Another example of FAIR management in practice can be seen with handling of genetics data and multi-omics data, which include Whole Genome/Exome Sequencing (WGS, WES), RNA sequencing (RNAseq) and proteomics data sets. This also requires ontology standardisation on sample metadata (e.g. tissue, cell-type, treatment, patient ancestry, disease name and stage, assay technology type and experimental platform) so that genetics/omics data can be integrated with other types of data. But on top of this, other types of harmonisation are needed, such as standardising the data file format and schema. For GWAS summary statistics data, we need to harmonise variant representation, allele direction and genome build. We also need to standardise gene annotation in order to bring different omics data sets together. Harmonisation is a very big task and requires the expertise of both bioinformaticians and engineers. At BenevolentAI, we have established a squad called GGE (Genetics, Genomics, Experimental data), who are responsible for creating pipelines to harmonise all this data and making it part of our data foundations. The GGE squad also makes sure that the data quality is good, and performs testing to ensure that there is no duplication of records or missing data, and that controlled vocabulary is used.

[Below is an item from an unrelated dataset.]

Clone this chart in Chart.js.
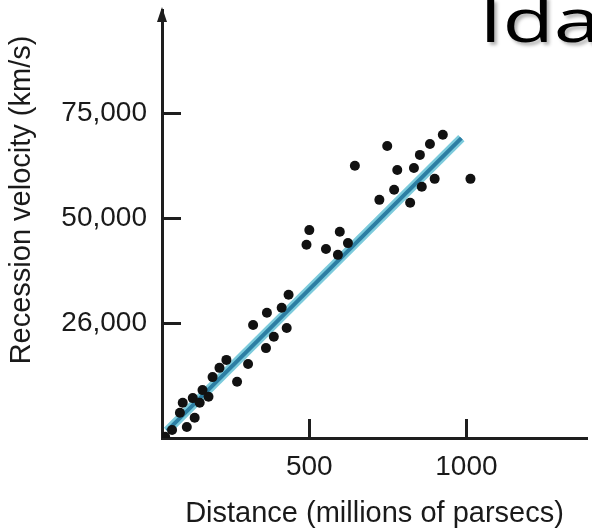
<!DOCTYPE html>
<html>
<head>
<meta charset="utf-8">
<script src="https://cdn.jsdelivr.net/npm/chart.js@4.4.1/dist/chart.umd.min.js"></script>
<style>
  html, body { margin: 0; padding: 0; background: #fff; overflow: hidden; }
  #wrap { position: relative; width: 592px; height: 531px; }
  #slideTitle {
    position: absolute; left: 479px; top: -11px;
    font-family: "Open Sans", sans-serif; font-size: 60px; line-height: 1;
    color: #000; white-space: nowrap;
    transform: scaleX(1.4); transform-origin: left top;
    text-shadow: 2px 3px 3px rgba(0, 0, 0, 0.3);
  }
</style>
</head>
<body>
<div id="wrap">
  <canvas id="hubbleChart" width="592" height="531"></canvas>
  <div id="slideTitle">Ida</div>
</div>
<script>
// galaxies: distance (millions of parsecs) and recession velocity (km/s)
const distX = [748, 645, 925, 884, 852, 833, 780, 899, 1013, 858, 770, 723, 821,
  500, 597, 491, 553, 623, 591, 434, 365, 412, 321, 428, 387, 362, 305, 270,
  236, 214, 192, 160, 129, 179, 151, 97, 88, 135, 110, 63, 41];
const velY = [67100, 62400, 69800, 67600, 65000, 61900, 61400, 59300, 59300, 57400, 56700, 54300, 53600,
  47100, 46700, 43600, 42600, 44000, 41200, 31700, 27400, 28600, 24500, 23800, 21700, 19000, 15200, 11000,
  16200, 14300, 12100, 9000, 7100, 7400, 6000, 6000, 3600, 2400, 200, -500, -2100];

// fitted line endpoints
const fitX = [47, 984];
const fitY = [-700, 69000];

// axis ticks
const xTickValues = [500, 1000];
const xTickLabels = ["500", "1000"];
const yTickValues = [25000, 50000, 75000];
const yTickLabels = ["26,000", "50,000", "75,000"];

const AXIS_COLOR = "#1e1e1e";
const TEXT_COLOR = "#1a1a1a";
const FONT = "'Liberation Sans', Arial, sans-serif";

// inward tick marks, arrow on the y axis and the rotated y title
const axisExtras = {
  id: "axisExtras",
  afterDraw(chart) {
    const { ctx, chartArea, scales } = chart;
    ctx.save();
    ctx.strokeStyle = AXIS_COLOR;
    ctx.lineWidth = 3;
    yTickValues.forEach((v) => {
      const y = Math.round(scales.y.getPixelForValue(v)) + 0.5;
      ctx.beginPath();
      ctx.moveTo(chartArea.left, y);
      ctx.lineTo(chartArea.left + 19, y);
      ctx.stroke();
    });
    xTickValues.forEach((v) => {
      const x = Math.round(scales.x.getPixelForValue(v)) + 0.5;
      ctx.beginPath();
      ctx.moveTo(x, chartArea.bottom);
      ctx.lineTo(x, chartArea.bottom - 19);
      ctx.stroke();
    });
    // arrow head
    const ax = chartArea.left;
    ctx.fillStyle = AXIS_COLOR;
    ctx.beginPath();
    ctx.moveTo(ax, chartArea.top - 3);
    ctx.lineTo(ax - 5, chartArea.top + 12);
    ctx.lineTo(ax + 5, chartArea.top + 12);
    ctx.closePath();
    ctx.fill();
    // y title
    ctx.fillStyle = TEXT_COLOR;
    ctx.font = "29px " + FONT;
    ctx.textAlign = "center";
    ctx.textBaseline = "middle";
    ctx.translate(22, (chartArea.top + chartArea.bottom) / 2 - 24);
    ctx.rotate(-Math.PI / 2);
    ctx.fillText("Recession velocity (km/s)", 0, 0);
    ctx.restore();
  }
};

const ctx = document.getElementById("hubbleChart").getContext("2d");
new Chart(ctx, {
  type: "scatter",
  data: {
    datasets: [
      {
        label: "Galaxies",
        data: distX.map((x, i) => ({ x: x, y: velY[i] })),
        backgroundColor: "#111",
        borderWidth: 0,
        pointRadius: 5,
      },
      {
        label: "Fit core",
        type: "line",
        data: fitX.map((x, i) => ({ x: x, y: fitY[i] })),
        borderColor: "#2c7ea3",
        borderWidth: 4,
        pointRadius: 0,
      },
      {
        label: "Fit glow",
        type: "line",
        data: fitX.map((x, i) => ({ x: x, y: fitY[i] })),
        borderColor: "#7ccbdc",
        borderWidth: 9,
        pointRadius: 0,
      },
    ],
  },
  options: {
    responsive: false,
    animation: false,
    layout: { padding: { top: 10, right: 0, left: 0, bottom: 0 } },
    plugins: {
      legend: { display: false },
      tooltip: { enabled: false },
    },
    scales: {
      x: {
        type: "linear",
        min: 31,
        max: 1384,
        afterBuildTicks: (scale) => {
          scale.ticks = xTickValues.map((v) => ({ value: v }));
        },
        afterFit: (scale) => {
          scale.height = 93;
          scale.paddingLeft = 0;
          scale.paddingRight = 0;
        },
        ticks: {
          color: TEXT_COLOR,
          font: { family: FONT, size: 28 },
          padding: 12,
          maxRotation: 0,
          callback: (v) => xTickLabels[xTickValues.indexOf(v)],
        },
        grid: { drawOnChartArea: false, drawTicks: false },
        border: { display: true, color: AXIS_COLOR, width: 3 },
        title: {
          display: true,
          text: "Distance (millions of parsecs)",
          color: TEXT_COLOR,
          font: { family: FONT, size: 29 },
          padding: { top: 13, bottom: 0 },
        },
      },
      y: {
        type: "linear",
        min: -2400,
        max: 99500,
        afterBuildTicks: (scale) => {
          scale.ticks = yTickValues.map((v) => ({ value: v }));
        },
        afterFit: (scale) => {
          scale.width = 162;
          scale.paddingTop = 0;
          scale.paddingBottom = 0;
        },
        ticks: {
          color: TEXT_COLOR,
          font: { family: FONT, size: 28 },
          padding: 15,
          callback: (v) => yTickLabels[yTickValues.indexOf(v)],
        },
        grid: { drawOnChartArea: false, drawTicks: false },
        border: { display: true, color: AXIS_COLOR, width: 3 },
      },
    },
  },
  plugins: [axisExtras],
});
</script>
</body>
</html>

The challenges and how they might be overcome

One major challenge is the lack of standard rules across the biomedical research industry. For example, given the complexity of the FAIRification process, curating and adding metadata to a data set may require third party involvement. This adds significant time and additional complexity to the process and delays data use. In addition, this could possibly lead to a duplication of efforts if multiple companies or groups are having the same data sets curated for their own use, resulting in wasted time and money in the drug discovery process.

As long as much of the available data is not collected according to the FAIR principles, we also must identify and prioritise the data set to be FAIRified given finite resources. This is challenging as it requires us to predict how important a data set is likely to be: will the impact of that data on our models be big enough to justify the work required to make it FAIR and enable integration in our systems, or can we find a better alternative data set elsewhere that requires less processing or is more FAIR?

There are also more technical challenges. For example, we must develop better tools to handle the more irregular ‘edge cases’. In harmonising GWAS and omics data, although the majority of entries can be made FAIR by a single standardised script, there are always a few so-called edge cases that are missing certain data fields or that require more calculations to make them FAIR. The challenge is to build a model for use in a data FAIRification pipeline that will be able to learn from the edge cases, so that the system can automatically process similar ones in the future.

It is a continual challenge to develop and improve processes to facilitate FAIRification of unFAIR data. Data management processes, policies and guidance within an organisation are needed as well to encourage data creation and collection to be FAIR from the outset. In this way, the process of increasing the amount of biomedical data that adheres to FAIR principles is both a technical and an organisational challenge.